#### SOURCE MATERIAL
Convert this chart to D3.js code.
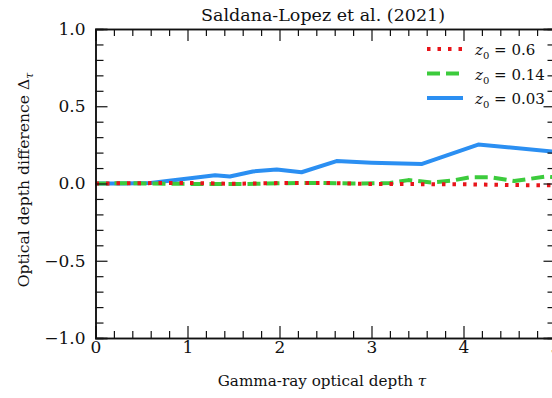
<!DOCTYPE html>
<html>
<head>
<meta charset="utf-8">
<script src="https://cdn.jsdelivr.net/npm/d3@7"></script>
<style>
  body { margin: 0; background: #fff; overflow: hidden; }
  svg text { font-family: "DejaVu Serif", "Liberation Serif", serif; fill: #111; }
</style>
</head>
<body>
<div id="chart"></div>
<script>
// optical depth difference vs gamma-ray optical depth

const xMajor = [0, 1, 2, 3, 4, 5];
const yMajor = [-1.0, -0.5, 0.0, 0.5, 1.0];
const yTickLabels = ['\u22121.0', '\u22120.5', '0.0', '0.5', '1.0'];

// z0 = 0.6 (red, dotted)
const tau06 = [0, 0.5, 1.0, 1.5, 2.0, 2.5, 3.0, 3.5, 4.0, 4.5, 5.0];
const delta06 = [0, 0.002, 0.004, -0.002, 0.003, 0.004, -0.003, -0.004, -0.005, -0.01, -0.012];

// z0 = 0.14 (green, dashed)
const tau014 = [0, 0.4, 0.8, 1.2, 1.6, 2.0, 2.4, 2.8, 3.2, 3.4, 3.65, 3.87, 4.07, 4.3, 4.55, 4.9, 5.0];
const delta014 = [0, 0.002, -0.002, -0.003, -0.004, 0.002, 0.004, 0.0, 0.003, 0.022, 0.007, 0.018, 0.04, 0.04, 0.016, 0.045, 0.04];

// z0 = 0.03 (blue, solid)
const tau003 = [0, 0.3, 0.6, 0.8, 1.03, 1.3, 1.46, 1.71, 1.97, 2.24, 2.62, 3.0, 3.55, 4.16, 5.0];
const delta003 = [0.0, 0.0, 0.003, 0.018, 0.034, 0.053, 0.045, 0.078, 0.09, 0.073, 0.145, 0.135, 0.127, 0.252, 0.205];

const series = [
  { z: '0.6', tau: tau06, delta: delta06, color: '#e8141a', dash: '3.5 7' },
  { z: '0.14', tau: tau014, delta: delta014, color: '#3ccb3c', dash: '13 6' },
  { z: '0.03', tau: tau003, delta: delta003, color: '#2b8ff2', dash: null }
];

const width = 552, height = 398;
const m = { left: 95.5, right: 555.5, top: 29, bottom: 338 };

const svg = d3.select('#chart').append('svg')
  .attr('width', width)
  .attr('height', height);

const x = d3.scaleLinear().domain([0, 5]).range([m.left, m.right]);
const y = d3.scaleLinear().domain([-1, 1]).range([m.bottom, m.top]);

const xMinor = d3.range(0, 5.001, 0.2).filter(v => Math.abs(v - Math.round(v)) > 1e-6);
const yMinor = d3.range(-1, 1.001, 0.1).filter(v => Math.abs(v * 2 - Math.round(v * 2)) > 1e-6);

// lines (blue underneath, red dots on top)
const line = d3.line()
  .x(d => x(d[0]))
  .y(d => y(d[1]));

series.slice().reverse().forEach(s => {
  const pts = s.tau.map((t, i) => [t, s.delta[i]]);
  const p = svg.append('path')
    .datum(pts)
    .attr('fill', 'none')
    .attr('stroke', s.color)
    .attr('stroke-width', 4)
    .attr('stroke-linejoin', 'round')
    .attr('d', line);
  if (s.dash) p.attr('stroke-dasharray', s.dash);
});

// axes, ticks inward
function styleAxis(g) {
  g.select('.domain').attr('stroke', '#111').attr('stroke-width', 1.5);
  g.selectAll('.tick line').attr('stroke', '#111').attr('stroke-width', 1.2);
  g.selectAll('.tick text').attr('font-size', 17).attr('font-family', '"DejaVu Serif", serif');
}

svg.append('g').attr('transform', `translate(0,${m.bottom})`)
  .call(d3.axisBottom(x).tickValues(xMajor).tickSize(-12).tickPadding(3).tickFormat(d3.format('d')))
  .call(styleAxis);
svg.append('g').attr('transform', `translate(0,${m.bottom})`)
  .call(d3.axisBottom(x).tickValues(xMinor).tickSize(-7).tickFormat(''))
  .call(styleAxis);
svg.append('g').attr('transform', `translate(0,${m.top})`)
  .call(d3.axisTop(x).tickValues(xMajor).tickSize(-12).tickFormat(''))
  .call(styleAxis);
svg.append('g').attr('transform', `translate(0,${m.top})`)
  .call(d3.axisTop(x).tickValues(xMinor).tickSize(-7).tickFormat(''))
  .call(styleAxis);

svg.append('g').attr('transform', `translate(${m.left},0)`)
  .call(d3.axisLeft(y).tickValues(yMajor).tickSize(-12).tickPadding(10)
    .tickFormat((d, i) => yTickLabels[i]))
  .call(styleAxis);
svg.append('g').attr('transform', `translate(${m.left},0)`)
  .call(d3.axisLeft(y).tickValues(yMinor).tickSize(-8).tickFormat(''))
  .call(styleAxis);
svg.append('g').attr('transform', `translate(${m.right},0)`)
  .call(d3.axisRight(y).tickValues(yMajor).tickSize(-12).tickFormat(''))
  .call(styleAxis);
svg.append('g').attr('transform', `translate(${m.right},0)`)
  .call(d3.axisRight(y).tickValues(yMinor).tickSize(-8).tickFormat(''))
  .call(styleAxis);

// title
svg.append('text')
  .attr('x', 323)
  .attr('y', 21)
  .attr('text-anchor', 'middle')
  .attr('font-size', 17.5)
  .text('Saldana-Lopez et al. (2021)');

// x label
const xl = svg.append('text')
  .attr('x', 322)
  .attr('y', 386)
  .attr('text-anchor', 'middle')
  .attr('font-size', 15.2);
xl.append('tspan').text('Gamma-ray optical depth ');
xl.append('tspan').attr('font-style', 'italic').text('\u03c4');

// y label
const yl = svg.append('text')
  .attr('transform', 'translate(29,180) rotate(-90)')
  .attr('text-anchor', 'middle')
  .attr('font-size', 15.6);
yl.append('tspan').text('Optical depth difference \u0394');
yl.append('tspan').attr('font-size', 11).attr('font-style', 'italic').attr('dy', 4).text('\u03c4');

// legend
const legend = svg.append('g');
series.forEach((s, i) => {
  const ly = 49 + i * 24.5;
  const l = legend.append('line')
    .attr('x1', 427).attr('x2', 463)
    .attr('y1', ly).attr('y2', ly)
    .attr('stroke', s.color)
    .attr('stroke-width', 4);
  if (s.dash) l.attr('stroke-dasharray', s.dash);
  const t = legend.append('text')
    .attr('x', 475)
    .attr('y', ly + 6)
    .attr('font-size', 15);
  t.append('tspan').attr('font-style', 'italic').text('z');
  t.append('tspan').attr('font-size', 10).attr('dy', 4).text('0');
  t.append('tspan').attr('dy', -4).text(' = ' + s.z);
});
</script>
</body>
</html>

#### TO BE DONE
Exactly as written, please give again the lines from the beginning of the listing through the line containing "-0.005, -0.01, -0.012];", inclusive, without any pictures.

#### REPLY TO THE TASK
Convert this chart to D3.js code.
<!DOCTYPE html>
<html>
<head>
<meta charset="utf-8">
<script src="https://cdn.jsdelivr.net/npm/d3@7"></script>
<style>
  body { margin: 0; background: #fff; overflow: hidden; }
  svg text { font-family: "DejaVu Serif", "Liberation Serif", serif; fill: #111; }
</style>
</head>
<body>
<div id="chart"></div>
<script>
// optical depth difference vs gamma-ray optical depth

const xMajor = [0, 1, 2, 3, 4, 5];
const yMajor = [-1.0, -0.5, 0.0, 0.5, 1.0];
const yTickLabels = ['\u22121.0', '\u22120.5', '0.0', '0.5', '1.0'];

// z0 = 0.6 (red, dotted)
const tau06 = [0, 0.5, 1.0, 1.5, 2.0, 2.5, 3.0, 3.5, 4.0, 4.5, 5.0];
const delta06 = [0, 0.002, 0.004, -0.002, 0.003, 0.004, -0.003, -0.004, -0.005, -0.01, -0.012];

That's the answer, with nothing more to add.